È il racconto centrale, su cui orbitano gli altri, che ha attirato maggiormente la mia attenzione, spiazzandomi letteralmente. Mi ritrovo ancora oggi, a distanza di giorni, a ripensare a quella storia, tanto inquietante, quanto bella, tanto irreale quanto reale e concreta. Troppo concreta.
“Bonsai” ci porta a conoscere la vita di un uomo giapponese, sposato, che è insofferente e non felice della sua serenità familiare. Trascorre, infatti, la maggior parte del tempo libero in solitudine, per timore che la moglie Midori gli occupi queste ore della giornata con i classici lavori di casa “da uomo” che sembrano obbligatori.
Quest’uomo, ritrova la pace e la quiete in un parco, passeggiando all’aria aperta in silenzio. Un giorno la moglie si propone di accompagnarlo in questa passeggiata. Il marito si ritrova a condividere questo spazio, che finora era stato solo suo, con Midori.

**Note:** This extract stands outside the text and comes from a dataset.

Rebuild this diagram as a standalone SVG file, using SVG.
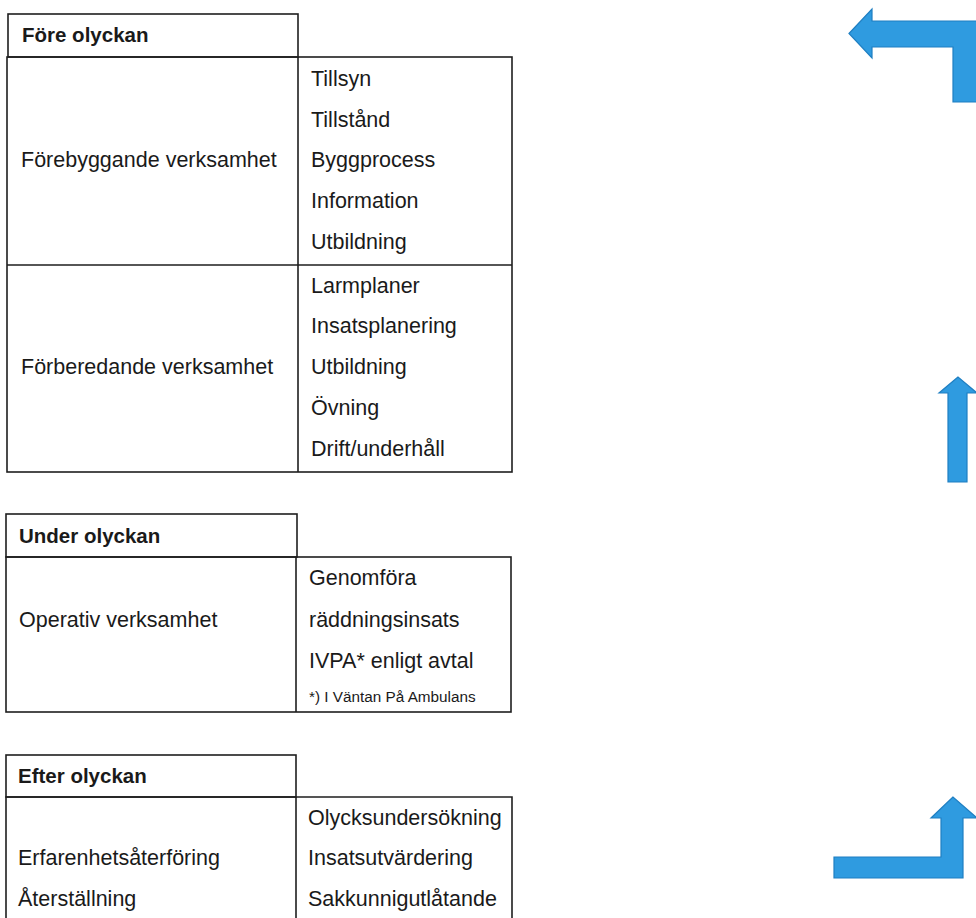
<svg xmlns="http://www.w3.org/2000/svg" width="976" height="918" viewBox="0 0 976 918">
<style>
.bx{fill:none;stroke:#1e1e1e;stroke-width:1.6}
.t{font-family:"Liberation Sans",Arial,sans-serif;font-size:21.5px;fill:#1a1a1a}
.h{font-family:"Liberation Sans",Arial,sans-serif;font-size:20.5px;font-weight:bold;fill:#1a1a1a}
.s{font-family:"Liberation Sans",Arial,sans-serif;font-size:15.3px;fill:#1a1a1a}
.ar{fill:#2f9be0;stroke:#1f7fc2;stroke-width:1.2}
</style>
<rect width="976" height="918" fill="#ffffff"/>

<g id="fore">
<rect class="bx" x="8" y="14" width="290" height="43"/>
<rect class="bx" x="7" y="57" width="505" height="415"/>
<line class="bx" x1="298" y1="57" x2="298" y2="472"/>
<line class="bx" x1="7" y1="265" x2="512" y2="265"/>
<text class="h" x="22" y="42">Före olyckan</text>
<text class="t" x="21" y="167">Förebyggande verksamhet</text>
<text class="t" x="311" y="86">Tillsyn</text>
<text class="t" x="311" y="127">Tillstånd</text>
<text class="t" x="311" y="167">Byggprocess</text>
<text class="t" x="311" y="208">Information</text>
<text class="t" x="311" y="249">Utbildning</text>
<text class="t" x="21" y="374">Förberedande verksamhet</text>
<text class="t" x="311" y="293">Larmplaner</text>
<text class="t" x="311" y="333">Insatsplanering</text>
<text class="t" x="311" y="374">Utbildning</text>
<text class="t" x="311" y="415">Övning</text>
<text class="t" x="311" y="456">Drift/underhåll</text>
</g>

<g id="under">
<rect class="bx" x="6" y="514" width="291" height="43"/>
<rect class="bx" x="6" y="557" width="505" height="155"/>
<line class="bx" x1="296" y1="557" x2="296" y2="712"/>
<text class="h" x="19" y="543">Under olyckan</text>
<text class="t" x="19" y="627">Operativ verksamhet</text>
<text class="t" x="309" y="585">Genomföra</text>
<text class="t" x="309" y="627">räddningsinsats</text>
<text class="t" x="309" y="668">IVPA* enligt avtal</text>
<text class="s" x="309" y="702">*) I Väntan På Ambulans</text>
</g>

<g id="efter">
<rect class="bx" x="6" y="755" width="290" height="42"/>
<polyline class="bx" points="6,930 6,797 512,797 512,930"/>
<line class="bx" x1="296" y1="797" x2="296" y2="930"/>
<text class="h" x="18" y="783">Efter olyckan</text>
<text class="t" x="18" y="865">Erfarenhetsåterföring</text>
<text class="t" x="18" y="906">Återställning</text>
<text class="t" x="308" y="825">Olycksundersökning</text>
<text class="t" x="308" y="865">Insatsutvärdering</text>
<text class="t" x="308" y="906">Sakkunnigutlåtande</text>
</g>

<g id="connectors">
<polygon class="ar" points="849,33.5 872,9 872,21 982,21 982,102 953,102 953,47 872,47 872,58"/>
<polygon class="ar" points="958,377 939,393 948,393 948,482 967,482 967,393 977,393"/>
<polygon class="ar" points="953,797 931,818 941,818 941,857 834,857 834,878 963,878 963,818 977,818"/>
</g>
</svg>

La moglie gli parla di una serra che si trova all’interno del parco di Aoyama, di cui ha nel cuore un tenero ricordo di quando era più giovane: qui vi era un giardiniere anziano, che le raccontava le storie delle piante, ma in modo così profondo da mettere a disagio i suoi compagni di classe, mentre lei ne rimaneva affascinata.
Il marito, si interessa talmente tanto del ricordo di Midori, da tornare nel parco e in quella serra per cercare questo misterioso giardiniere.
Ed è proprio da qui, dalla conoscenza con il vecchio giardiniere, che l’uomo scopre di avere affinità con i cactus, comprendendo qual è la sua vera natura, nascosta fino a quel momento, e anche la vera natura della moglie…
“Più guardavo i cactus, più li capivo. Di sicuro si sentivano soli in quella grande serra, incapaci di comunicare tra loro. I cactus erano gli outsider della serra, outsider che non condividevano altro se non il fatto di essere tali e, quindi, di stare sulla difensiva. Se fossi nato pianta, riconobbi tra me e me sarei appartenuto senz’altro a questo genere.”
Questi racconti perseguitano il lettore anche a distanza di giorni, facendogli varcare le soglie della follia, per poi svelare la vera realtà, così com’è, senza per forza arrivare a un lieto fine.
Questo è un libro che ci regala la descrizione del quotidiano, delle cose vere , della bellezza degli avvenimenti, anche i più struggenti, senza avere il tentativo di alleviare i protagonisti dalle loro pene.
È un libro coraggioso, sull’identità umana, sulle debolezze, sulle paure, sulla perfezione del destino.